One episode was provided prior to broadcast.
Slasher enthusiasts were presented with two episodic genre offerings last year, but they probably didn’t exactly get what they were looking for from either. Fox’s gaudy, exhausting Scream Queens had the glitz and glam of a Ryan Murphy production, but it boasted little of the dreadful fear needed to reign in the astronomical campiness radiated by its opening title sequence alone.
Then there was MTV’s Scream, a show adapted in spirit from the blockbuster series of films that reinvigorated slashers in the first place. Despite a nifty premiere – and some gnarly kill sequences throughout the season – it too suffered from a lack of coherent pacing and follow-through – not to mention actual horror – to truly earn the right to its brand name.
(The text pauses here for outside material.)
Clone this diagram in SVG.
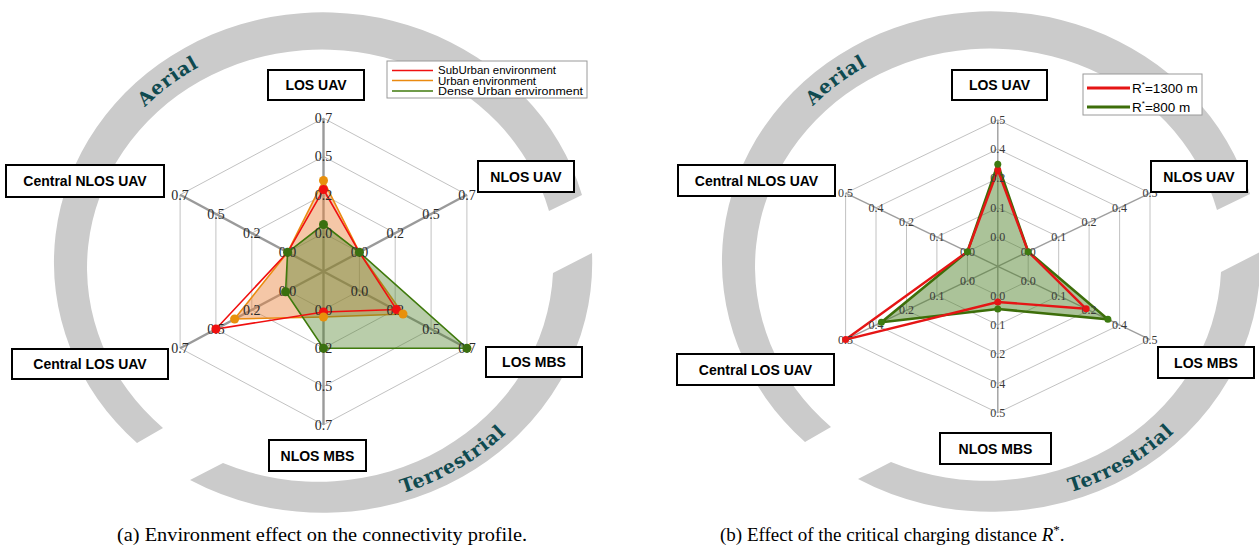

According to the always-meta Noah Foster (John Karna), “taking subconscious fears and externalizing them is what horror is all about.” So, naturally, season 2 of Scream the TV series is all about dreams – and trying to actually nail down the horror part of Scream. And it succeeds, sparingly. The show seems attuned to the strengths of season 1, and its weaknesses, but only occasionally decides to play up one while blatantly embracing another. The mystery has deepened, the body count is rising, and the characters still lack any sort of tinseltown oomph – Scream season 2 is, essentially, Scream season 1 with a new metaphor.
What that means is that the show is written for exactly one target audience (fans of Teen Wolf, and probably whatever the most recent Real World happens to be) but not for, arguably, the people it should be courting (fans of, you know, Scream). That’s a problem – that is Scream the TV series’ giant, neon-sign problem. But, if you accept the reboot/sequel culture we live in, and are 100% okay with pretending there weren’t four outstanding Scream movies (yes, all four), then you might just have a ball with Scream’s round-two of mayhem.
That dream metaphor hits its stride when final girl Emma (Willa Fitzgerald) returns to Lakewood to discover that her and her friends have been dubbed the “Lakewood Six,” a moniker earned by surviving last year’s massacres, coordinated by the vicious podcaster (has there ever been a more millennial villain?) Piper Shaw (Amelia Rose Blaire). Since there’s that nagging issue of a potential accomplice of Piper’s still out on the prowl, everyone realizes that the theater lights might not have yet gone up on last year’s horror movie. Some particularly troubling texts sent to Audrey (Bex Taylor-Klaus) are teased ten-fold in the premiere, threatening to expose her dark secret connection to the maniac of Lakewood.
That’s the problem and strength of a televised version of Scream: the show has decided to keep its story continuous throughout the series, expanding upon characters that began weak and are becoming welcomely well-rounded. Carlson Young’s Brooke is the best example of that, relishing in the bitchy bluntness required of these hormonal, high school-set shows, with all the bite to back it up. “Boys are not iPhones,” she informs Emma, who wishes she could reset her relationship with broody Kieran. But where character development is improving (and that’s sporadically, some main cast lumps still exist), the ever-expanding mystery feels questionably short-sighted. Might Scream‘s cleverest meta move have been pulling away from its competitor’s creator and going full anthology?